Here are a few ideas to get you started:

  • Mine your childhood for areas to explore. What did you love to do as a child? What interested you? 
  • Go to a different section of your favorite book store and find a new book to read. Or explore the Dewey Decimal System here and choose an area that sounds interesting and go check out a library book.
  • Explore Brainpickings.org by the wonderful Maria Popova. Scroll down a little bit and on the left side bar, click on “surprise me” under the Archives.
  • Subscribe to a variety of magazines and keep them readily available to read. 
  • Keep a list of “things to explore further” —it can be on your phone, or post-its on your computer, or a notebook. Add to this list whenever you come cross something that seems interesting or that makes you wonder.
  • Learn something new. Join a club, take a class or be self-taught. This can be in an area you are interested in, or just for fun, you can try taking class in something you hate or that you’re bad at. For example, I joined Toastmasters one summer because I’m terrible at public speaking and I was terrified of it. 

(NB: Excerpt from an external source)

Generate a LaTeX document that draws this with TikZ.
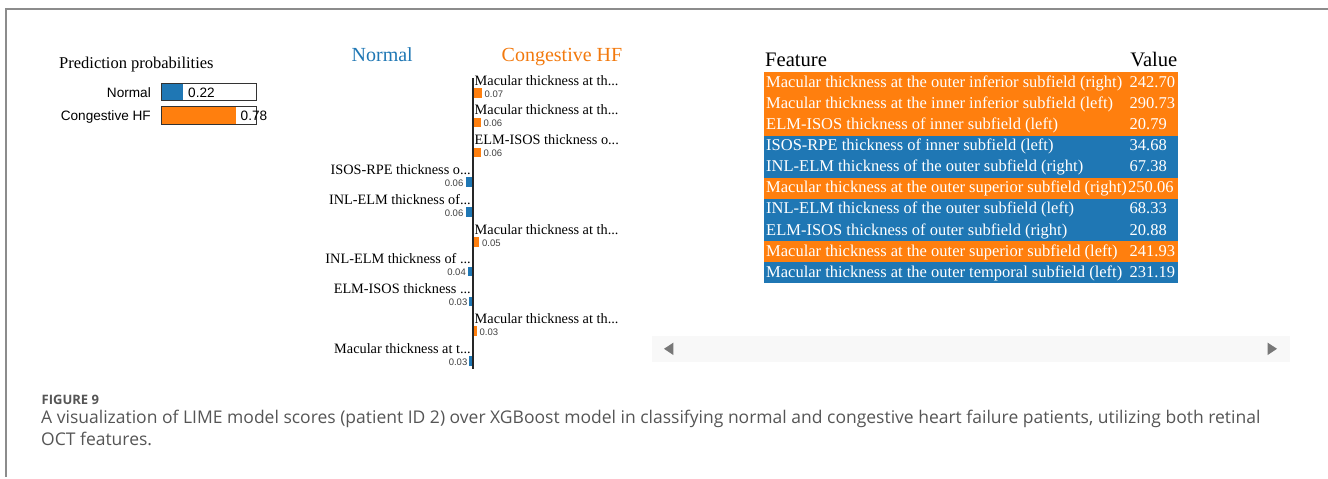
\documentclass[tikz,border=0pt]{standalone}
\usepackage{fontspec}
\setmainfont{Liberation Serif}
\setsansfont{Liberation Sans}
\newfontfamily\captionfont{Open Sans}
\usetikzlibrary{positioning}
\definecolor{limeblue}{RGB}{31,119,180}
\definecolor{limeorange}{RGB}{255,127,14}
\definecolor{framegray}{RGB}{140,140,140}
\definecolor{captiongray}{RGB}{85,85,85}
\definecolor{scrollbg}{RGB}{248,248,248}
\definecolor{scrollarrow}{RGB}{120,120,120}
\newcommand{\fsz}[1]{\fontsize{#1}{#1}\selectfont}

\tikzset{
    featlabel/.style={inner sep=0pt, font=\fsz{14.3}},
    featvalue/.style={inner sep=0pt, font=\sffamily\fsz{9.5}, text=black!75},
    rowtext/.style={inner sep=0pt, anchor=base west, text=white, font=\fsz{16.5}},
    probtext/.style={inner sep=0pt, font=\sffamily\fsz{13.6}},
}

\begin{document}
\begin{tikzpicture}[x=1pt,y=-1pt]
    \useasboundingbox (0,0) rectangle (1328,479);

    % frame
    \draw[framegray, line width=1.5pt] (1328,9) -- (6,9) -- (6,477);

    % prediction probabilities
    \node[inner sep=0pt, anchor=base west, font=\fsz{16.5}] (probtitle) at (59,68) {Prediction probabilities};
    \node[probtext, anchor=base east] (probnormal) at (151,97) {Normal};
    \node[probtext, anchor=base east] (probchf) at (151,120.7) {Congestive HF};
    \fill[limeblue] (161.7,83.3) rectangle (182.6,100.7);
    \draw[black!80, line width=1pt] (161.7,83.3) rectangle (256.7,100.7);
    \fill[limeorange] (161.7,106) rectangle (235.8,124);
    \draw[black!80, line width=1pt] (161.7,106) rectangle (256.7,124);
    \node[probtext, anchor=base west] (valnormal) at (188,97) {0.22};
    \node[probtext, anchor=base west] (valchf) at (240.5,120.7) {0.78};

    % class headings
    \node[inner sep=0pt, anchor=base west, text=limeblue, font=\fsz{20}] (headnormal) at (351.5,61.7) {Normal};
    \node[inner sep=0pt, anchor=base west, text=limeorange!95!black, font=\fsz{20}] (headchf) at (501.5,61.7) {Congestive HF};

    % bars for congestive HF (right of axis)
    \fill[limeorange] (473,88) rectangle ++(8.75,9.5);
    \node[featlabel, anchor=base west] (feat1) at (474.5,85) {Macular thickness at th...};
    \node[featvalue, anchor=base west] (fval1) at (484.5,97) {0.07};

    \fill[limeorange] (473,117.8) rectangle ++(7.5,9.5);
    \node[featlabel, anchor=base west] (feat2) at (474.5,114.8) {Macular thickness at th...};
    \node[featvalue, anchor=base west] (fval2) at (483.5,126.8) {0.06};

    \fill[limeorange] (473,147.6) rectangle ++(7.5,9.5);
    \node[featlabel, anchor=base west] (feat3) at (474.5,144.6) {ELM-ISOS thickness o...};
    \node[featvalue, anchor=base west] (fval3) at (483.5,156.6) {0.06};

    \fill[limeorange] (473,237) rectangle ++(6.25,9.5);
    \node[featlabel, anchor=base west] (feat6) at (474.5,234) {Macular thickness at th...};
    \node[featvalue, anchor=base west] (fval6) at (482,246) {0.05};

    \fill[limeorange] (473,326.4) rectangle ++(3.75,9.5);
    \node[featlabel, anchor=base west] (feat9) at (474.5,323.4) {Macular thickness at th...};
    \node[featvalue, anchor=base west] (fval9) at (479.5,335.4) {0.03};

    % bars for normal (left of axis)
    \fill[limeblue] (473,177.4) rectangle ++(-7.5,9.5);
    \node[featlabel, anchor=base east] (feat4) at (471,174.4) {ISOS-RPE thickness o...};
    \node[featvalue, anchor=base east] (fval4) at (463.5,186.4) {0.06};

    \fill[limeblue] (473,207.2) rectangle ++(-7.5,9.5);
    \node[featlabel, anchor=base east] (feat5) at (471,204.2) {INL-ELM thickness of...};
    \node[featvalue, anchor=base east] (fval5) at (463.5,216.2) {0.06};

    \fill[limeblue] (473,266.8) rectangle ++(-5,9.5);
    \node[featlabel, anchor=base east] (feat7) at (471,263.8) {INL-ELM thickness of ...};
    \node[featvalue, anchor=base east] (fval7) at (466,275.8) {0.04};

    \fill[limeblue] (473,296.6) rectangle ++(-3.75,9.5);
    \node[featlabel, anchor=base east] (feat8) at (471,293.6) {ELM-ISOS thickness ...};
    \node[featvalue, anchor=base east] (fval8) at (467.5,305.6) {0.03};

    \fill[limeblue] (473,356.2) rectangle ++(-3.75,9.5);
    \node[featlabel, anchor=base east] (feat10) at (471,353.2) {Macular thickness at t...};
    \node[featvalue, anchor=base east] (fval10) at (467.5,365.2) {0.03};

    % axis
    \draw[black!85, line width=2.2pt] (473,78) -- (473,368.5);

    % feature table
    \node[inner sep=0pt, anchor=base west, font=\fsz{20.6}] (tabfeature) at (765,66.7) {Feature};
    \node[inner sep=0pt, anchor=base east, font=\fsz{20.6}] (tabvalue) at (1177.5,66.7) {Value};

    \fill[limeorange] (764,72.3) rectangle (1178,135.6);
    \fill[limeblue] (764,135.6) rectangle (1178,177.8);
    \fill[limeorange] (764,177.8) rectangle (1178,198.9);
    \fill[limeblue] (764,198.9) rectangle (1178,241.1);
    \fill[limeorange] (764,241.1) rectangle (1178,262.2);
    \fill[limeblue] (764,262.2) rectangle (1178,283.3);

    \node[rowtext] (row1) at (766,87.3) {Macular thickness at the outer inferior subfield (right)};
    \node[rowtext] (row2) at (766,108.4) {Macular thickness at the inner inferior subfield (left)};
    \node[rowtext] (row3) at (766,129.5) {ELM-ISOS thickness of inner subfield (left)};
    \node[rowtext] (row4) at (766,150.6) {ISOS-RPE thickness of inner subfield (left)};
    \node[rowtext] (row5) at (766,171.7) {INL-ELM thickness of the outer subfield (right)};
    \node[rowtext] (row6) at (766,192.8) {Macular thickness at the outer superior subfield (right)};
    \node[rowtext] (row7) at (766,213.9) {INL-ELM thickness of the outer subfield (left)};
    \node[rowtext] (row8) at (766,235) {ELM-ISOS thickness of outer subfield (right)};
    \node[rowtext] (row9) at (766,256.1) {Macular thickness at the outer superior subfield (left)};
    \node[rowtext] (row10) at (766,277.2) {Macular thickness at the outer temporal subfield (left)};

    \node[rowtext] (rval1) at (1129.5,87.3) {242.70};
    \node[rowtext] (rval2) at (1129.5,108.4) {290.73};
    \node[rowtext] (rval3) at (1129.5,129.5) {20.79};
    \node[rowtext] (rval4) at (1129.5,150.6) {34.68};
    \node[rowtext] (rval5) at (1129.5,171.7) {67.38};
    \node[rowtext] (rval6) at (1128,192.8) {250.06};
    \node[rowtext] (rval7) at (1129.5,213.9) {68.33};
    \node[rowtext] (rval8) at (1129.5,235) {20.88};
    \node[rowtext] (rval9) at (1129.5,256.1) {241.93};
    \node[rowtext] (rval10) at (1129.5,277.2) {231.19};

    % scroll bar
    \fill[scrollbg] (652,336) rectangle (1290,361.5);
    \fill[scrollarrow] (664,348.8) -- (673.3,342.7) -- (673.3,355) -- cycle;
    \fill[scrollarrow] (1277,348.8) -- (1267.7,342.7) -- (1267.7,355) -- cycle;

    % caption
    \node[inner sep=0pt, anchor=base west, text=captiongray, font=\captionfont\bfseries\fsz{13}] (figlabel) at (41.5,404) {FIGURE 9};
    \node[inner sep=0pt, anchor=base west, text=captiongray, font=\captionfont\fsz{17.5}] (capline1) at (41,423.5) {A visualization of LIME model scores (patient ID 2) over XGBoost model in classifying normal and congestive heart failure patients, utilizing both retinal};
    \node[inner sep=0pt, anchor=base west, text=captiongray, font=\captionfont\fsz{17.5}] (capline2) at (41,445) {OCT features.};

\end{tikzpicture}
\end{document}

  • Ask a lot of questions. You can try asking questions in areas that capture your interest, or you can ask questions in areas that aren’t working for you or are causing you stress. 

Curiosity improves the human condition. It is essential for learning and for growth. It enhances our relationships with others and ourselves. It makes life a more interesting and compassionate place. Plus it is its own reward – it’s fun!